This past week I (along with many others around the world) celebrated the life of Jonathan Netanyahu, the Israeli commando leader that fell rescuing hostages at Entebbe, Africa, 44 years ago. I’ve told the story in this space before, but it is more relevant than ever, with courage in short supply from our “leaders.”
This week, his brother secured his countrymen’s safety a bit longer with another bold strike, this time against the evil Iranian regime. More on that in a minute.
On June 27, 1976, PLO and German terrorists hijacked an Air France jetliner in Athens, demanding that the crew fly on to the heart of Africa, far away from the supreme capabilities of the IDF.
Or so they thought.
In a matter of hours, the Israeli cabinet, along with the military establishment, decided that a very daring rescue attempt would proceed. Lt. Col. Netanyahu, commander of the Israel’s most elite counter-terrorist unit, drew up an operational plan. Entebbe was 2,500 miles from Israel. Netanyahu would lead a 30-man strike force, while 170 other troops would secure the rest of the airport.
The whole remarkable story is told in a riveting book by Iddo Netanyahu (the youngest brother and also a member of the Unit), Entebbe. Jonathan, like his brothers steeped in Zionism through their remarkable father, Benzion, seemed to have a premonition that he would not return. He was 30 years old.
Fifteen years ago, I spent an amazing evening with two of the Entebbe commandos. They told me the story in such chilling detail that I still recall it all easily.
One of them was assigned to be the “tip of the spear,” the first man in the door. He said that the one thing they had to have was the element of surprise.
They had it, and succeeded in freeing 102 hostages; three were killed in the crossfire. From the time the Israeli planes touched down, to the time it took to get back in the fair, a mere hour had passed. They killed all the terrorists, blew up Ugandan planes on the ground, and headed back to Israel.
Jonathan Netanyahu’s body was wrapped in a silvery bag. Amir told me that he saw “Yoni” hit, but ran past him to the terminal door where the hostages were being kept. Netanyahu’s orders called for the safe release of all hostages before any IDF wounded were tended to.
Eight hours later, around noon on July 4, the planes re-entered Israeli airspace and the country exploded in wild jubilation.
In this epic story, there is a long list of things to remember. One that I have not forgotten is the report that on the way to Entebbe, Netanyahu confided to the pilot that if Ugandan dictator Idi Amin was there, he—Netanyahu—would kill him.

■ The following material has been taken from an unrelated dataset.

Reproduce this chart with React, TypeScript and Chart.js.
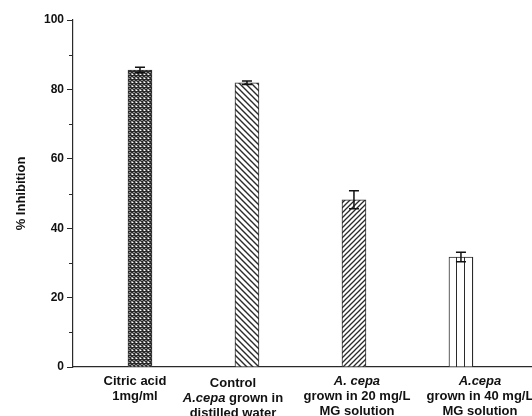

The pilot was surprised, arguing that they didn’t have authorization for that, but Netanyahu insisted. His reasonsing? Amin was a bloodthirsty killer of his own people and it would be the moral thing to do to take him out.
I agree with him.
Very, very few at any given time have the very rare courage to do the right thing.
This week, Israeli Prime Minister undoubtedly approved an operation to strike an Iranian depot. The Iranians know very well that the Israelis will do everything in their considerable power to derail and/or destroy the terror regime’s nuclear facilities.
World diplomats and politicians don’t have the nerve to end the suffering of millions. They are elitists, so self-absorbed that they either do nothing or push failed policies.
The Netanyahus are made of stronger stuff. The right stuff.
The world sees a man like Jonathan Netanyahu only every several hundred years, if then. Yet something tells me that many of us are going to be faced with doing the right thing for our families, sooner rather than later.